** TASK OBJECTIVE **
Transcribe the listing exactly, leaving out every picture.

__________

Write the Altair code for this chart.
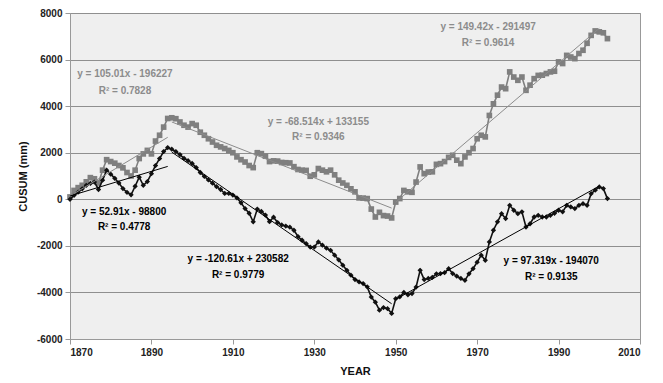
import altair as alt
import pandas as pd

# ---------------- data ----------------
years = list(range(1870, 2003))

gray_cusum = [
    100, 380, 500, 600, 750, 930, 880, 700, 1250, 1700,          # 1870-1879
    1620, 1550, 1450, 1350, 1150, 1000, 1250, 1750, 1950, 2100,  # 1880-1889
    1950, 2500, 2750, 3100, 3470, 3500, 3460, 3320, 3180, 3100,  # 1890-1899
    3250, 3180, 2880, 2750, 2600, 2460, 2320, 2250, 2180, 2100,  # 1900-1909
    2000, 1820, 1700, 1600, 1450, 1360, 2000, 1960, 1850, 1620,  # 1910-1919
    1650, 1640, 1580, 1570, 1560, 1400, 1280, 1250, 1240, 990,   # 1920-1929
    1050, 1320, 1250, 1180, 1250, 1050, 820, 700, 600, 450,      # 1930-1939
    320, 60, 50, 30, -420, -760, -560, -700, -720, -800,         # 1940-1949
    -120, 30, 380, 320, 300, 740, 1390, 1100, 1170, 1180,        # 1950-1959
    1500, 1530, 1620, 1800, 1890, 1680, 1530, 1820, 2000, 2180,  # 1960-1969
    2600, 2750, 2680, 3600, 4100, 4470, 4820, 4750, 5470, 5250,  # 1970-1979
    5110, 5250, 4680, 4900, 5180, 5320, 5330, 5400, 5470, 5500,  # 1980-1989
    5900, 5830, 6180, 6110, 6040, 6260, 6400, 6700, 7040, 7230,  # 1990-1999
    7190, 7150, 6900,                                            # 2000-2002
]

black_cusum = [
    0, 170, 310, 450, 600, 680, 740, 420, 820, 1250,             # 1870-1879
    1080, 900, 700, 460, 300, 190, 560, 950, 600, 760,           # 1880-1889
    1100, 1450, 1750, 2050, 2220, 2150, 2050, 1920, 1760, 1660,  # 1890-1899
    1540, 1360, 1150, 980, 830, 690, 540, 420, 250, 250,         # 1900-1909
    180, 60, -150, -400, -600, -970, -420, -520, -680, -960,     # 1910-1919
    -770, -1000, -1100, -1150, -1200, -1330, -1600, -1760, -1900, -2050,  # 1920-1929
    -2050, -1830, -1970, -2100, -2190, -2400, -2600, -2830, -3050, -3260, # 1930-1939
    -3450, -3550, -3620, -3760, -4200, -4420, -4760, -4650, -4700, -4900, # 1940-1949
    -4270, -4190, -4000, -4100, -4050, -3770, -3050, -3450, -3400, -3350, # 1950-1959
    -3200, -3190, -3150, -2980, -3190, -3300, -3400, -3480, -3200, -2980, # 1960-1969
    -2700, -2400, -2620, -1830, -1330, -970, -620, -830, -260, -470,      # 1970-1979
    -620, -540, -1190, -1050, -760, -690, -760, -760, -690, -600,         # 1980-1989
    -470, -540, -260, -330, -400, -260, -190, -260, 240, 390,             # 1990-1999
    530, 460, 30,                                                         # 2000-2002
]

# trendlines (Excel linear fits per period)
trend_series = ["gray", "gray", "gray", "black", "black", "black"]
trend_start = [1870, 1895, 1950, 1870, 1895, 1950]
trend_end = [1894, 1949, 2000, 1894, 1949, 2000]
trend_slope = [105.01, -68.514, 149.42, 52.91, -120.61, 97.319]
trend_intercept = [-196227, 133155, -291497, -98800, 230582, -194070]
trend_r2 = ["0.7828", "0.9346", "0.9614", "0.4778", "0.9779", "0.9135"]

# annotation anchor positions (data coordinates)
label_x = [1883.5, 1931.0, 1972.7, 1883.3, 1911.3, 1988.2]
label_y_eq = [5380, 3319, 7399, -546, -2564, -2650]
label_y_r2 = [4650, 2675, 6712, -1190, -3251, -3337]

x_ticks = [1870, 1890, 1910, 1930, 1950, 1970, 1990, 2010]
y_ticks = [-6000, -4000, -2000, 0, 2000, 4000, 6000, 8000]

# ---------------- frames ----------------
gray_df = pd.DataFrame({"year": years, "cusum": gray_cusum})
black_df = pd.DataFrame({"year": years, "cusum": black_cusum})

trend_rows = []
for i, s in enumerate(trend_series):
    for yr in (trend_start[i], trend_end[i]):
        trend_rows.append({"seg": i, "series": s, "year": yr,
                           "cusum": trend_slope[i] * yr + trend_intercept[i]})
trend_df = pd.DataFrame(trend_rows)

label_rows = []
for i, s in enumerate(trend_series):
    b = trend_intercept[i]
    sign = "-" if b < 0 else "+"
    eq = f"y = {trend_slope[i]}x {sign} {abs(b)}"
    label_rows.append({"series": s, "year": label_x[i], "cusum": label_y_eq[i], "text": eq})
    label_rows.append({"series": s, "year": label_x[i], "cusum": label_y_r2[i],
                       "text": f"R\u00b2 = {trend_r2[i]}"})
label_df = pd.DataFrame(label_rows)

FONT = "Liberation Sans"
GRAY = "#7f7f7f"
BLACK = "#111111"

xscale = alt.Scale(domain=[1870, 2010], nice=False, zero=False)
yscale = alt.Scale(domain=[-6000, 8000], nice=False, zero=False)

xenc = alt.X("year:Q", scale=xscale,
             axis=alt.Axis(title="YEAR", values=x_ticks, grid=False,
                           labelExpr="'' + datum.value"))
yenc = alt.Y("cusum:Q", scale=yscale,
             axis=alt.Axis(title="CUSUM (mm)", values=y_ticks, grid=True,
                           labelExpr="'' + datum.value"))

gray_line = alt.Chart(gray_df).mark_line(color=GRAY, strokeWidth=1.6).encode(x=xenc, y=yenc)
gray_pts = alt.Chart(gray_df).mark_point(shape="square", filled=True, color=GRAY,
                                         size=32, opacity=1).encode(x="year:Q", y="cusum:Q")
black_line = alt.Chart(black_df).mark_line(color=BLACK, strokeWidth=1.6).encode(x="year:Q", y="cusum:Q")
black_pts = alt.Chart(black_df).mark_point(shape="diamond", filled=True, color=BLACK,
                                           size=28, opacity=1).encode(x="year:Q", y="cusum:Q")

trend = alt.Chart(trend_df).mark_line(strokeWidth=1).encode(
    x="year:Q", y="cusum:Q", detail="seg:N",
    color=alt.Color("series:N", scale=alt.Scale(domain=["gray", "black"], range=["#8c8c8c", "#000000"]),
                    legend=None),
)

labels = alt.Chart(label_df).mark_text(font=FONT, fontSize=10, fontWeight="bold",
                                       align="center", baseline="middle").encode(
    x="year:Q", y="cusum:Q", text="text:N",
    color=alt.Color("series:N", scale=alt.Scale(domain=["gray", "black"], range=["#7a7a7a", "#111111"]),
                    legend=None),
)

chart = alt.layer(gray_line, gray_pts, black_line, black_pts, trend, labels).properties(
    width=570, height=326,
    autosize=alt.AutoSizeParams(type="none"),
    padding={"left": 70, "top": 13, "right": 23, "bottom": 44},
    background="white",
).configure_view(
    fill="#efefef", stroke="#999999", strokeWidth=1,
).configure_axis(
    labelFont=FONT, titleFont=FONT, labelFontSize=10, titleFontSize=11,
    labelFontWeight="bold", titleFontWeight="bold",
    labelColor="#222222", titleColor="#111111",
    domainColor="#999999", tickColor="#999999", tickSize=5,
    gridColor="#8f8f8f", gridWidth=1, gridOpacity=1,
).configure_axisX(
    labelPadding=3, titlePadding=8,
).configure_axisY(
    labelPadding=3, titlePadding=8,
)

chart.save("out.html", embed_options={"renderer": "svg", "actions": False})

__________

** RESPONSE FOR THIS EXERCISE **
Write the Altair code for this chart.
import altair as alt
import pandas as pd

# ---------------- data ----------------
years = list(range(1870, 2003))

gray_cusum = [
    100, 380, 500, 600, 750, 930, 880, 700, 1250, 1700,          # 1870-1879
    1620, 1550, 1450, 1350, 1150, 1000, 1250, 1750, 1950, 2100,  # 1880-1889
    1950, 2500, 2750, 3100, 3470, 3500, 3460, 3320, 3180, 3100,  # 1890-1899
    3250, 3180, 2880, 2750, 2600, 2460, 2320, 2250, 2180, 2100,  # 1900-1909
    2000, 1820, 1700, 1600, 1450, 1360, 2000, 1960, 1850, 1620,  # 1910-1919
    1650, 1640, 1580, 1570, 1560, 1400, 1280, 1250, 1240, 990,   # 1920-1929
    1050, 1320, 1250, 1180, 1250, 1050, 820, 700, 600, 450,      # 1930-1939
    320, 60, 50, 30, -420, -760, -560, -700, -720, -800,         # 1940-1949
    -120, 30, 380, 320, 300, 740, 1390, 1100, 1170, 1180,        # 1950-1959
    1500, 1530, 1620, 1800, 1890, 1680, 1530, 1820, 2000, 2180,  # 1960-1969
    2600, 2750, 2680, 3600, 4100, 4470, 4820, 4750, 5470, 5250,  # 1970-1979
    5110, 5250, 4680, 4900, 5180, 5320, 5330, 5400, 5470, 5500,  # 1980-1989
    5900, 5830, 6180, 6110, 6040, 6260, 6400, 6700, 7040, 7230,  # 1990-1999
    7190, 7150, 6900,                                            # 2000-2002
]

black_cusum = [
    0, 170, 310, 450, 600, 680, 740, 420, 820, 1250,             # 1870-1879
    1080, 900, 700, 460, 300, 190, 560, 950, 600, 760,           # 1880-1889
    1100, 1450, 1750, 2050, 2220, 2150, 2050, 1920, 1760, 1660,  # 1890-1899
    1540, 1360, 1150, 980, 830, 690, 540, 420, 250, 250,         # 1900-1909
    180, 60, -150, -400, -600, -970, -420, -520, -680, -960,     # 1910-1919
    -770, -1000, -1100, -1150, -1200, -1330, -1600, -1760, -1900, -2050,  # 1920-1929
    -2050, -1830, -1970, -2100, -2190, -2400, -2600, -2830, -3050, -3260, # 1930-1939
    -3450, -3550, -3620, -3760, -4200, -4420, -4760, -4650, -4700, -4900, # 1940-1949
    -4270, -4190, -4000, -4100, -4050, -3770, -3050, -3450, -3400, -3350, # 1950-1959
    -3200, -3190, -3150, -2980, -3190, -3300, -3400, -3480, -3200, -2980, # 1960-1969
    -2700, -2400, -2620, -1830, -1330, -970, -620, -830, -260, -470,      # 1970-1979
    -620, -540, -1190, -1050, -760, -690, -760, -760, -690, -600,         # 1980-1989
    -470, -540, -260, -330, -400, -260, -190, -260, 240, 390,             # 1990-1999
    530, 460, 30,                                                         # 2000-2002
]

# trendlines (Excel linear fits per period)
trend_series = ["gray", "gray", "gray", "black", "black", "black"]
trend_start = [1870, 1895, 1950, 1870, 1895, 1950]
trend_end = [1894, 1949, 2000, 1894, 1949, 2000]
trend_slope = [105.01, -68.514, 149.42, 52.91, -120.61, 97.319]
trend_intercept = [-196227, 133155, -291497, -98800, 230582, -194070]
trend_r2 = ["0.7828", "0.9346", "0.9614", "0.4778", "0.9779", "0.9135"]

# annotation anchor positions (data coordinates)
label_x = [1883.5, 1931.0, 1972.7, 1883.3, 1911.3, 1988.2]
label_y_eq = [5380, 3319, 7399, -546, -2564, -2650]
label_y_r2 = [4650, 2675, 6712, -1190, -3251, -3337]

x_ticks = [1870, 1890, 1910, 1930, 1950, 1970, 1990, 2010]
y_ticks = [-6000, -4000, -2000, 0, 2000, 4000, 6000, 8000]

# ---------------- frames ----------------
gray_df = pd.DataFrame({"year": years, "cusum": gray_cusum})
black_df = pd.DataFrame({"year": years, "cusum": black_cusum})

trend_rows = []
for i, s in enumerate(trend_series):
    for yr in (trend_start[i], trend_end[i]):
        trend_rows.append({"seg": i, "series": s, "year": yr,
                           "cusum": trend_slope[i] * yr + trend_intercept[i]})
trend_df = pd.DataFrame(trend_rows)

label_rows = []
for i, s in enumerate(trend_series):
    b = trend_intercept[i]
    sign = "-" if b < 0 else "+"
    eq = f"y = {trend_slope[i]}x {sign} {abs(b)}"
    label_rows.append({"series": s, "year": label_x[i], "cusum": label_y_eq[i], "text": eq})
    label_rows.append({"series": s, "year": label_x[i], "cusum": label_y_r2[i],
                       "text": f"R\u00b2 = {trend_r2[i]}"})
label_df = pd.DataFrame(label_rows)

FONT = "Liberation Sans"
GRAY = "#7f7f7f"
BLACK = "#111111"

xscale = alt.Scale(domain=[1870, 2010], nice=False, zero=False)
yscale = alt.Scale(domain=[-6000, 8000], nice=False, zero=False)

xenc = alt.X("year:Q", scale=xscale,
             axis=alt.Axis(title="YEAR", values=x_ticks, grid=False,
                           labelExpr="'' + datum.value"))
yenc = alt.Y("cusum:Q", scale=yscale,
             axis=alt.Axis(title="CUSUM (mm)", values=y_ticks, grid=True,
                           labelExpr="'' + datum.value"))

gray_line = alt.Chart(gray_df).mark_line(color=GRAY, strokeWidth=1.6).encode(x=xenc, y=yenc)
gray_pts = alt.Chart(gray_df).mark_point(shape="square", filled=True, color=GRAY,
                                         size=32, opacity=1).encode(x="year:Q", y="cusum:Q")
black_line = alt.Chart(black_df).mark_line(color=BLACK, strokeWidth=1.6).encode(x="year:Q", y="cusum:Q")
black_pts = alt.Chart(black_df).mark_point(shape="diamond", filled=True, color=BLACK,
                                           size=28, opacity=1).encode(x="year:Q", y="cusum:Q")

trend = alt.Chart(trend_df).mark_line(strokeWidth=1).encode(
    x="year:Q", y="cusum:Q", detail="seg:N",
    color=alt.Color("series:N", scale=alt.Scale(domain=["gray", "black"], range=["#8c8c8c", "#000000"]),
                    legend=None),
)

labels = alt.Chart(label_df).mark_text(font=FONT, fontSize=10, fontWeight="bold",
                                       align="center", baseline="middle").encode(
    x="year:Q", y="cusum:Q", text="text:N",
    color=alt.Color("series:N", scale=alt.Scale(domain=["gray", "black"], range=["#7a7a7a", "#111111"]),
                    legend=None),
)

chart = alt.layer(gray_line, gray_pts, black_line, black_pts, trend, labels).properties(
    width=570, height=326,
    autosize=alt.AutoSizeParams(type="none"),
    padding={"left": 70, "top": 13, "right": 23, "bottom": 44},
    background="white",
).configure_view(
    fill="#efefef", stroke="#999999", strokeWidth=1,
).configure_axis(
    labelFont=FONT, titleFont=FONT, labelFontSize=10, titleFontSize=11,
    labelFontWeight="bold", titleFontWeight="bold",
    labelColor="#222222", titleColor="#111111",
    domainColor="#999999", tickColor="#999999", tickSize=5,
    gridColor="#8f8f8f", gridWidth=1, gridOpacity=1,
).configure_axisX(
    labelPadding=3, titlePadding=8,
).configure_axisY(
    labelPadding=3, titlePadding=8,
)

chart.save("out.html", embed_options={"renderer": "svg", "actions": False})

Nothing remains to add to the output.